Construction began in 1987.  I was still flying a full schedule with TWA, flying from St. Louis to Paris or Frankfurt.  I hired a crew to help with the hull lamination.  Later, also with fabricating and casting the keel.  When the hull was completed we trucked the boat to Napa where we owned a home and dock on the Napa River.  There I completed the interior joinery (mostly in walnut) while completing a four-year contract flying 747s for KLM.  We named the new boat "Beyond', just like the 43-foot cutter we had sailed to New Zealand.

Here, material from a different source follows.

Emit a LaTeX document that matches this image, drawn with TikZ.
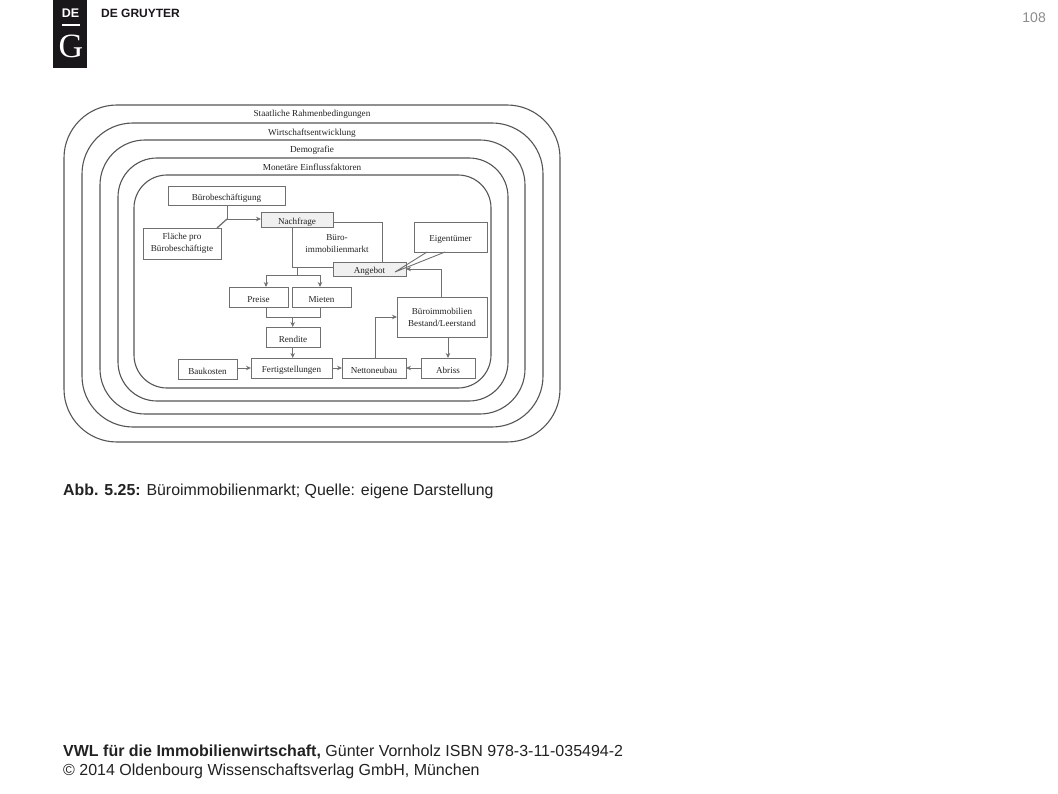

When the KLM contract ended, Ingrid and I started doing shakedown cruises on San Francisco Bay, and later out to Drakes Bay.  We added a small diesel genset, watermaker, and several other upgrades.  With a new "Pactor" device we could use our ham radio to send and receive email.  We had an air compressor to refill scuba tanks and a heliarc welder that was useful later.

 

We started what eventually proved to be a circumnavigation around the world in October 1996, sailing under the Bay Bridge in a fog.  Four years later we returned, after logging 37,650 nautical miles of ocean sailing.  Transpacific via the Marquesas, Tuamotus, Society Islands, Cook Islands, Tonga, Fiji, Vanuatu, Louisiades, to Australia.  Thru the Torres Straits to Darwin.  Then up through Indonesia to Bali, Borneo, Singapore.  Up the Malacca Straits to Phuket.  Thanksgiving was in Phi Phi Don, New Years' in Nai Harn Bay.

 

Thence across the Indian Ocean to the Maldive Islands.  Onwards to Oman.  Along the coast of Yemen, past Aden, to the straits of Bab el Mandab.  On northwards up the thousand-mile long Red Sea, the Suez Canal, and the Med.  Some of our very best times were while slowly cruising west along the turquoise coast of Turkey.  This was literally sailing through history.  We spent an extra year enjoying this coastline.

 

Our trip across the Med was most pleasant.  The Greek Islands, Malta, Syracuse, Sardinia, the Balaeric Islands, then along the Spanish coast to Gibraltar.

 

Sailing friends who had done the Atlantic crossing a year earlier had warned us to take plenty of diesel.  Our keel tank held over 120 gallons but to be safe we loaded another 80 gallons onboard in Cueta.  That proved to be unnecessary.  We had steady winds from Gibraltar all the way to the Canaries.  And leaving there all the way to Isla Sal in Cape Verde.   We spent a week there and left for the Caribbean the day after Thanksgiving.  The northeast tradewinds filled in leaving the harbor, and day after day the day's run increased.  We arrived in Tobago thirteen days out from Isla Sal, a 2550 nautical mile sleigh ride.  The best day's run was 256 nautical miles.

 

From Tobago, we provisioned in Trinidad, thence the ABC Islands (Aruba/Bonaire/Curacao) and on to the Panama Canal.  We anchored back in La Paz, Baja California on February 12, completing our circumnavigation.  None the worse for wear!